I’ll begin this article with an acknowledgement of gratitude to Mariko Miyao. That long serving, can’t-say-no Lady has been the Webmaster for Ibaraki Chapter since the first day we went on the web. Her hard work prompted me to investigate ways to lighten her load and allow other officers to share some of her duties.

There are many options for consolidating web services. I chose Google because of its ease of use, friendly “face,” nearly seamless integration of services, and because it’s what I’ve become accustomed to using. The goal was to create a user-friendly front end and an officer-friendly back end to our web presence. A secondary goal was to provide a location for secure document archival that would be independent of individual computers and, more specifically, eliminate boxes of documents for which someone (Dan at the time) had to be responsible. I’ll present the process as a list of steps and attempt to make it as painless as possible for anyone to duplicate. One could also use the same steps to set up services for classes, clubs or other activities.

1. The first step is to register. This is as simple as going to Google.com and registering an account for Gmail. With that mail account we have over 7 gigabytes of archival capacity. All official mail from our chapter is sent through that account name, ibarakijalt@google.com, and actually looks… official. Individual officers can send and receive from the official account by setting up their email software to access it. If you use a Mac this is as simple as adding the account and providing the password. If your email software is less accommodating, a login to Google is an easy alternative. Gmail will import address books from most other mail software.
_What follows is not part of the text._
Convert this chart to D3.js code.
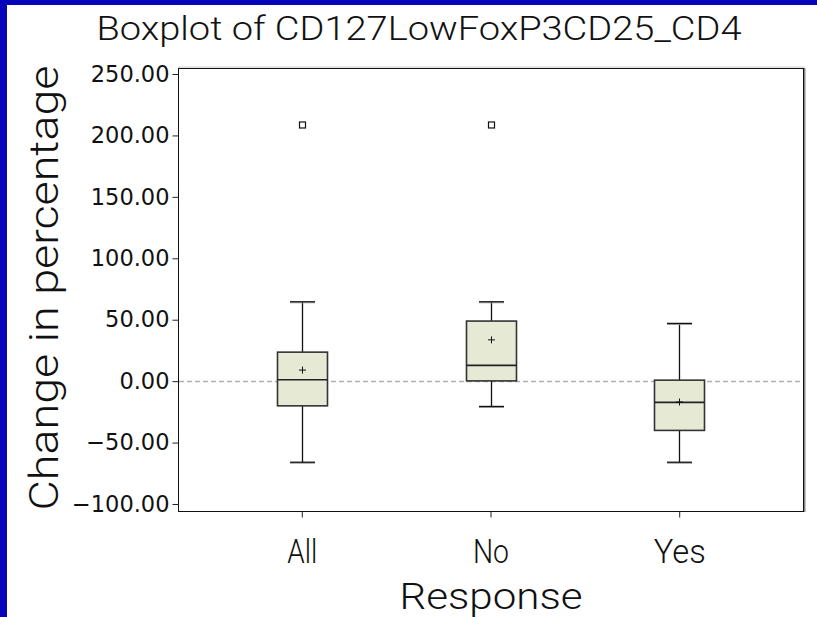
<!DOCTYPE html>
<html>
<head>
<meta charset="utf-8">
<script src="https://cdn.jsdelivr.net/npm/d3@7"></script>
<style>
    body { margin: 0; background: #fff; }
    svg { display: block; }
</style>
</head>
<body>
<div id="draw_here"></div>
<script type="text/javascript">
    // Data
    categories = ["All", "No", "Yes"]
    q1 = [-20.1, 0.2, -40.1]
    medians = [1.1, 12.8, -17.3]
    q3 = [23.6, 48.9, 0.8]
    whisker_lo = [-66.0, -20.6, -66.0]
    whisker_hi = [64.6, 64.6, 47.0]
    means = [9.0, 33.6, -17.0]
    outliers = [[208.5], [208.5], []]
    y_ticks = [-100, -50, 0, 50, 100, 150, 200, 250]

    canvas = ({width: 817, height: 617})
    frame = ({left: 178, right: 803, top: 68, bottom: 511})
    box_fill = "#e6ead5"
    blue = "#0606b8"
    thin_font = "Roboto, Liberation Sans, Arial, sans-serif"

    var svg = d3.select("div#draw_here").append("svg")
        .attr("width", canvas.width)
        .attr("height", canvas.height)

    // blue border on top & left
    svg.append("rect").attr("x", 0).attr("y", 0).attr("width", canvas.width).attr("height", 5).attr("fill", blue)
    svg.append("rect").attr("x", 0).attr("y", 0).attr("width", 7).attr("height", canvas.height).attr("fill", blue)

    x = d3.scalePoint()
        .domain(categories)
        .range([frame.left, frame.right])
        .padding(0.656)

    y = d3.scaleLinear()
        .domain([-100, 250])
        .range([504, 74])

    // frame + shadow
    svg.append("line")
        .attr("x1", frame.right + 1.5).attr("x2", frame.right + 1.5)
        .attr("y1", frame.top).attr("y2", frame.bottom + 1)
        .attr("stroke", "#888").attr("stroke-width", 2)
    svg.append("line")
        .attr("x1", frame.left).attr("x2", frame.right + 2)
        .attr("y1", frame.top - 1).attr("y2", frame.top - 1)
        .attr("stroke", "#ccc").attr("stroke-width", 1)
    svg.append("rect")
        .attr("x", frame.left + 0.5).attr("y", frame.top + 0.5)
        .attr("width", frame.right - frame.left).attr("height", frame.bottom - frame.top)
        .attr("fill", "none").attr("stroke", "#111").attr("stroke-width", 1)

    // reference line at 0
    svg.append("line")
        .attr("x1", frame.left + 1).attr("x2", frame.right)
        .attr("y1", Math.round(y(0)) + 0.5).attr("y2", Math.round(y(0)) + 0.5)
        .attr("stroke", "#b0b0b0").attr("stroke-width", 1.5)
        .attr("stroke-dasharray", "5,3")

    // axes
    yAxis = g => g
        .attr("transform", `translate(${frame.left + 0.5},0)`)
        .call(d3.axisLeft(y).tickValues(y_ticks).tickFormat(d3.format(".2f")).tickSize(6).tickPadding(3))
        .call(g => g.select(".domain").remove())
        .call(g => g.selectAll("line").attr("stroke", "#222"))
        .call(g => g.selectAll("text")
            .attr("font-family", "DejaVu Sans")
            .attr("font-size", 22.5)
            .attr("fill", "#111"))

    xAxis = g => g
        .attr("transform", `translate(0,${frame.bottom + 0.5})`)
        .call(d3.axisBottom(x).tickSize(6).tickPadding(22))
        .call(g => g.select(".domain").remove())
        .call(g => g.selectAll("line").attr("stroke", "#222"))
        .call(g => g.selectAll("text")
            .attr("font-family", thin_font)
            .attr("font-weight", 300)
            .attr("font-size", 33)
            .attr("fill", "#111")
            .attr("textLength", d => ({All: 30, No: 36, Yes: 52})[d])
            .attr("lengthAdjust", "spacingAndGlyphs"))

    svg.append("g").call(yAxis)
    svg.append("g").call(xAxis)

    // boxes
    box_w = 50
    cap_w = 25
    var boxes = svg.append("g")
    categories.forEach(function(c, i) {
        cx = Math.round(x(c)) + 0.5
        g = boxes.append("g")

        // whiskers
        g.append("line")
            .attr("x1", cx).attr("x2", cx)
            .attr("y1", y(whisker_hi[i])).attr("y2", y(q3[i]))
            .attr("stroke", "#111").attr("stroke-width", 1.3)
        g.append("line")
            .attr("x1", cx).attr("x2", cx)
            .attr("y1", y(q1[i])).attr("y2", y(whisker_lo[i]))
            .attr("stroke", "#111").attr("stroke-width", 1.3)
        // caps
        ;[whisker_hi[i], whisker_lo[i]].forEach(function(v) {
            g.append("line")
                .attr("x1", cx - cap_w / 2).attr("x2", cx + cap_w / 2)
                .attr("y1", y(v) + 1).attr("y2", y(v) + 1)
                .attr("stroke", "#999").attr("stroke-width", 1)
            g.append("line")
                .attr("x1", cx - cap_w / 2).attr("x2", cx + cap_w / 2)
                .attr("y1", y(v)).attr("y2", y(v))
                .attr("stroke", "#111").attr("stroke-width", 1.3)
        })

        // box
        g.append("rect")
            .attr("x", cx - box_w / 2).attr("y", y(q3[i]))
            .attr("width", box_w).attr("height", y(q1[i]) - y(q3[i]))
            .attr("fill", box_fill)
            .attr("stroke", "#333").attr("stroke-width", 1.6)

        // median
        g.append("line")
            .attr("x1", cx - box_w / 2).attr("x2", cx + box_w / 2)
            .attr("y1", y(medians[i])).attr("y2", y(medians[i]))
            .attr("stroke", "#222").attr("stroke-width", 1.6)

        // mean marker
        my = y(means[i])
        g.append("path")
            .attr("d", `M${cx - 3.5},${my}H${cx + 3.5}M${cx},${my - 3.5}V${my + 3.5}`)
            .attr("stroke", "#111").attr("stroke-width", 1)

        // outliers
        outliers[i].forEach(function(v) {
            g.append("rect")
                .attr("x", cx - 3).attr("y", y(v) - 3)
                .attr("width", 6).attr("height", 6)
                .attr("fill", "#fff")
                .attr("stroke", "#111").attr("stroke-width", 1.2)
        })
    })

    // titles
    svg.append("text")
        .attr("x", 419).attr("y", 40)
        .attr("text-anchor", "middle")
        .attr("font-family", thin_font)
        .attr("font-weight", 300)
        .attr("font-size", 34)
        .attr("fill", "#111")
        .attr("textLength", 645)
        .attr("lengthAdjust", "spacingAndGlyphs")
        .text("Boxplot of CD127LowFoxP3CD25_CD4")

    svg.append("text")
        .attr("x", 491).attr("y", 609)
        .attr("text-anchor", "middle")
        .attr("font-family", thin_font)
        .attr("font-weight", 300)
        .attr("font-size", 36)
        .attr("fill", "#111")
        .attr("textLength", 183)
        .attr("lengthAdjust", "spacingAndGlyphs")
        .text("Response")

    svg.append("text")
        .attr("transform", `translate(58,288) rotate(-90)`)
        .attr("text-anchor", "middle")
        .attr("font-family", thin_font)
        .attr("font-weight", 300)
        .attr("font-size", 40)
        .attr("fill", "#111")
        .attr("textLength", 445)
        .attr("lengthAdjust", "spacingAndGlyphs")
        .text("Change in percentage")
</script>
</body>
</html>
2. Having done that, the other doors open automatically. Google Docs gives you an MSOffice compatible suite and storage forever. No boxes to lug to meetings, as it is all accessible on line! All of our proxy forms, meeting minutes, and similar important documents have been uploaded and are ready for instant recall when needed. They will remain safe as long as Google remains online.
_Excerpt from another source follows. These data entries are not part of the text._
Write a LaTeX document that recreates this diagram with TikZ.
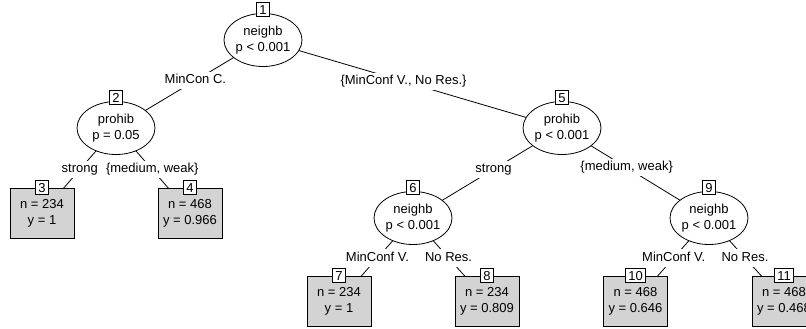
\documentclass[tikz,border=0pt]{standalone}
\usepackage{fontspec}
\setmainfont{Liberation Sans}
\usetikzlibrary{shapes.geometric,backgrounds}
\definecolor{LeafGray}{RGB}{211,211,211}
\tikzset{
  split/.style={ellipse,draw,fill=white,line width=0.8pt,minimum width=78pt,
    minimum height=53pt,inner sep=0pt,align=center,font=\fontsize{13}{15.5}\selectfont},
  leaf/.style={draw,fill=LeafGray,line width=0.8pt,minimum width=64pt,
    minimum height=50pt,inner sep=0pt,align=center,font=\fontsize{13}{16}\selectfont},
  nodeid/.style={draw,fill=white,line width=0.8pt,minimum height=14pt,
    minimum width=13pt,inner xsep=3pt,inner ysep=0pt,font=\fontsize{13}{15}\selectfont},
  edgelabel/.style={fill=white,inner xsep=1pt,inner ysep=2.5pt,text height=9.5pt,
    text depth=3pt,font=\fontsize{13}{15}\selectfont},
  edge/.style={line width=0.8pt}
}

\begin{document}
\begin{tikzpicture}[x=1pt,y=-1pt]
  \useasboundingbox (0,0) rectangle (806,329);
  \clip (0,0) rectangle (806,329);
  % inner nodes
  \node[split] (n1) at (263,40) {neighb\\p < 0.001};
  \node[split] (n2) at (116,128) {prohib\\p = 0.05};
  \node[split] (n5) at (562,128) {prohib\\p < 0.001};
  \node[split] (n6) at (413,218) {neighb\\p < 0.001};
  \node[split] (n9) at (709,218) {neighb\\p < 0.001};
  % terminal nodes
  \node[leaf] (n3) at (42,213) {n = 234\\y = 1};
  \node[leaf] (n4) at (190,213) {n = 468\\y = 0.966};
  \node[leaf] (n7) at (339,301) {n = 234\\y = 1};
  \node[leaf] (n8) at (487,301) {n = 234\\y = 0.809};
  \node[leaf] (n10) at (635.5,301) {n = 468\\y = 0.646};
  \node[leaf] (n11) at (784,301) {n = 468\\y = 0.468};
  % node numbers
  \node[nodeid] (t1) at ([yshift=3.5pt]n1.north) {1};
  \node[nodeid] (t2) at ([yshift=3.5pt]n2.north) {2};
  \node[nodeid] (t5) at ([yshift=3.5pt]n5.north) {5};
  \node[nodeid] (t6) at ([yshift=3.5pt]n6.north) {6};
  \node[nodeid] (t9) at ([yshift=3.5pt]n9.north) {9};
  \node[nodeid] (t3) at (n3.north) {3};
  \node[nodeid] (t4) at (n4.north) {4};
  \node[nodeid] (t7) at (n7.north) {7};
  \node[nodeid] (t8) at (n8.north) {8};
  \node[nodeid] (t10) at (n10.north) {10};
  \node[nodeid] (t11) at (n11.north) {11};
  % edges and split labels
  \begin{scope}[on background layer]
    \draw[edge] (n1.center) -- node[edgelabel,pos=0.46] (e2) {MinCon C.} (n2.center);
    \draw[edge] (n1.center) -- node[edgelabel,pos=0.47] (e5) {\{MinConf V., No Res.\}} (n5.center);
    \draw[edge] (n2.center) -- node[edgelabel,pos=0.49] (e3) {strong} (n3.center);
    \draw[edge] (n2.center) -- node[edgelabel,pos=0.49] (e4) {\{medium, weak\}} (n4.center);
    \draw[edge] (n5.center) -- node[edgelabel,pos=0.46] (e6) {strong} (n6.center);
    \draw[edge] (n5.center) -- node[edgelabel,pos=0.44] (e9) {\{medium, weak\}} (n9.center);
    \draw[edge] (n6.center) -- node[edgelabel,pos=0.48] (e7) {MinConf V.} (n7.center);
    \draw[edge] (n6.center) -- node[edgelabel,pos=0.48] (e8) {No Res.} (n8.center);
    \draw[edge] (n9.center) -- node[edgelabel,pos=0.48] (e10) {MinConf V.} (n10.center);
    \draw[edge] (n9.center) -- node[edgelabel,pos=0.48] (e11) {No Res.} (n11.center);
  \end{scope}
\end{tikzpicture}
\end{document}
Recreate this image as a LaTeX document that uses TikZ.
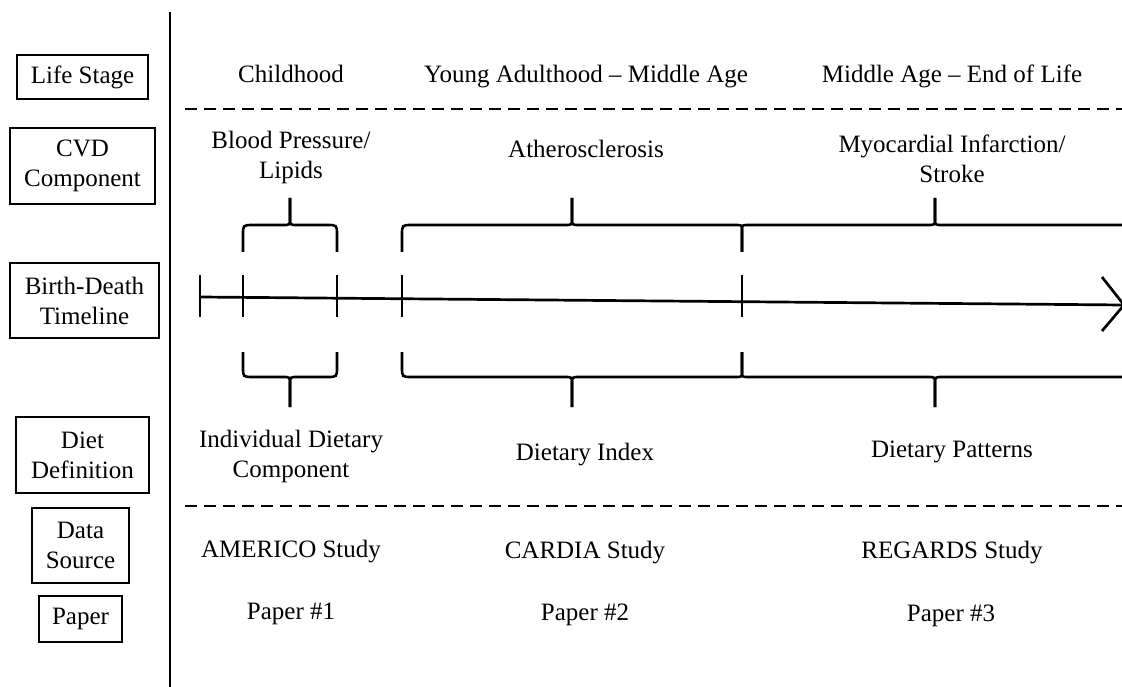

3. Next comes Blogger, Google’s blogging tool. It makes a wonderfully easy homepage face for our chapter. You can see ours at <ibarakijalt.blogspot.com/>. Setting it up and then updating it is virtually as easy as typing. Each officer with the password can update it with no special knowledge required. Our “Home Page” looks good and is as easy for us to manage as it is for our guests to navigate. We’ve incorporated a Google Calendar into the page to tell visitors when our chapter events will be and will also include JALT National events and other events of interest.

4. The final step was setting up a Google Group. This tool allows both email contact and member interaction. The most difficult part of the transition was inputting our email address list into this. Google is smart enough to disallow a direct upload of names. Bad guys might want to spam from a Google account and they don’t have time to input individual names. All of our members with email addresses have been added and have the option of selecting their own mail preferences. They login from their private email addresses and are recognized by the Group automatically.
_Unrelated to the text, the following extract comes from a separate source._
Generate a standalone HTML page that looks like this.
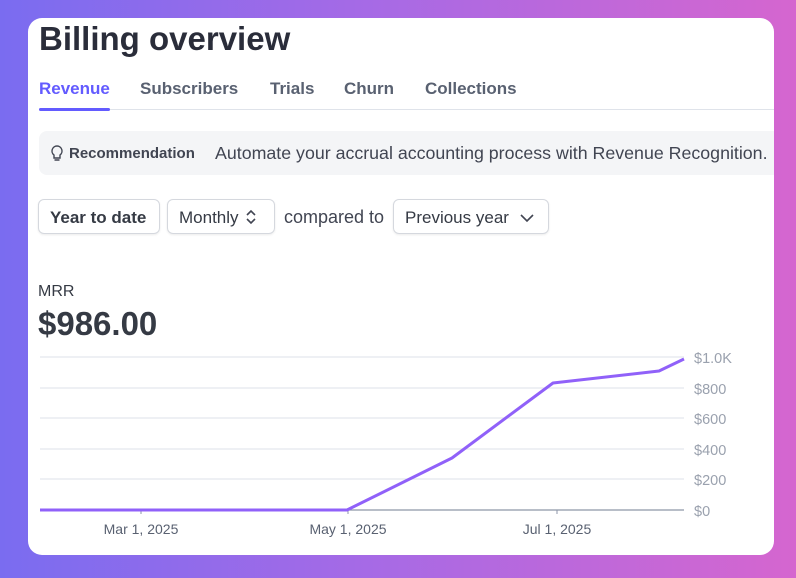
<!DOCTYPE html>
<html><head><style>
body{margin:0;width:796px;height:578px;overflow:hidden;background:linear-gradient(90deg,#7a6cf0 0%,#a56ae6 45%,#d566cf 100%);font-family:"Liberation Sans",sans-serif;position:relative}
.card{position:absolute;left:28px;top:18px;width:746px;height:537px;background:#fff;border-radius:14px;overflow:hidden}
.t{position:absolute;white-space:nowrap}
.btn{position:absolute;top:199px;height:35px;border:1px solid #d5d8de;border-radius:6px;box-shadow:0 1px 2px rgba(0,0,0,.08);font-size:17px;color:#353a44;line-height:35px;box-sizing:border-box}
</style></head><body>
<div class="card"></div>
<div class="t" style="left:39px;top:20px;font-size:33px;font-weight:bold;color:#2a2d3a">Billing overview</div>
<div class="t" style="left:39px;top:79px;font-size:17px;font-weight:bold;color:#635bff">Revenue</div>
<div class="t" style="left:140px;top:79px;font-size:17px;font-weight:bold;color:#596171">Subscribers</div>
<div class="t" style="left:270px;top:79px;font-size:17px;font-weight:bold;color:#596171">Trials</div>
<div class="t" style="left:344px;top:79px;font-size:17px;font-weight:bold;color:#596171">Churn</div>
<div class="t" style="left:425px;top:79px;font-size:17px;font-weight:bold;color:#596171">Collections</div>
<div style="position:absolute;left:39px;top:109px;width:735px;height:1px;background:#dfe3ea"></div>
<div style="position:absolute;left:39px;top:108px;width:71px;height:3px;background:#635bff;border-radius:2px"></div>
<div style="position:absolute;left:39px;top:131px;width:735px;height:44px;background:#f4f5f7;border-radius:8px 0 0 8px;overflow:hidden">
<svg style="position:absolute;left:12px;top:14px" width="12" height="17" viewBox="0 0 12 17"><path d="M6 1a5 5 0 0 0-3 9v3h6v-3a5 5 0 0 0-3-9z" fill="none" stroke="#414552" stroke-width="1.4"/><line x1="3.5" y1="15" x2="8.5" y2="15" stroke="#414552" stroke-width="1.4"/></svg>
<div class="t" style="left:30px;top:14px;font-size:15px;font-weight:bold;color:#414552">Recommendation</div>
<div class="t" style="left:176px;top:12px;font-size:17.8px;color:#414552">Automate your accrual accounting process with Revenue Recognition.</div>
</div>
<div class="btn" style="left:38px;width:122px;padding-left:11px;font-weight:bold">Year to date</div>
<div class="btn" style="left:167px;width:108px;padding-left:11px">Monthly <svg width="12" height="16" style="vertical-align:-2px;margin-left:2px"><path d="M2 6l4-4 4 4M2 10l4 4 4-4" fill="none" stroke="#414552" stroke-width="1.6"/></svg></div>
<div class="t" style="left:284px;top:207px;font-size:18px;color:#414552">compared to</div>
<div class="btn" style="left:393px;width:156px;padding-left:11px">Previous year <svg width="14" height="10" style="margin-left:6px"><path d="M1 2l6 6 6-6" fill="none" stroke="#414552" stroke-width="1.6"/></svg></div>
<div class="t" style="left:38px;top:283px;font-size:16px;color:#353a44">MRR</div>
<div class="t" style="left:38px;top:305px;font-size:33px;font-weight:bold;color:#353a44">$986.00</div>
<svg style="position:absolute;left:0;top:0" width="796" height="578">
<g stroke="#e3e7ee" stroke-width="1.2">
<line x1="40" y1="357" x2="684" y2="357"/><line x1="40" y1="388" x2="684" y2="388"/><line x1="40" y1="418" x2="684" y2="418"/><line x1="40" y1="449" x2="684" y2="449"/><line x1="40" y1="479" x2="684" y2="479"/>
</g>
<line x1="40" y1="510" x2="684" y2="510" stroke="#8d96a8" stroke-width="1.2"/>
<g stroke="#8d96a8"><line x1="141" y1="510" x2="141" y2="514"/><line x1="348" y1="510" x2="348" y2="514"/><line x1="557" y1="510" x2="557" y2="514"/></g>
<polyline points="40,510 347,510 452,458 553,383 659,371 684,359" fill="none" stroke="#9061f9" stroke-width="3" stroke-linejoin="round"/>
<g font-family="Liberation Sans" font-size="14.5" fill="#9aa1ae">
<text x="694" y="363">$1.0K</text><text x="694" y="394">$800</text><text x="694" y="424">$600</text><text x="694" y="455">$400</text><text x="694" y="485">$200</text><text x="694" y="516">$0</text>
</g>
<g font-family="Liberation Sans" font-size="14" fill="#596171" text-anchor="middle">
<text x="141" y="534">Mar 1, 2025</text><text x="348" y="534">May 1, 2025</text><text x="557" y="534">Jul 1, 2025</text>
</g>
</svg>
</body></html>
5. As a final step, we’ve archived a Standard Operating Procedure file in Google Docs to make use of the system available to incoming officers as time passes.

Because Google has done so much to make their services user-friendly and space here is limited, I’ve excluded nuts-and-bolts instructions. You’ll find their setup steps are logical as well as clear. They provide excellent help when you need it, but you probably won’t. The whole process of setting up Ibaraki Chapter took less than an hour. Other online services are available and you may already have a preference. We changed our dispersed services to consolidate with Google and so far the results have been excellent.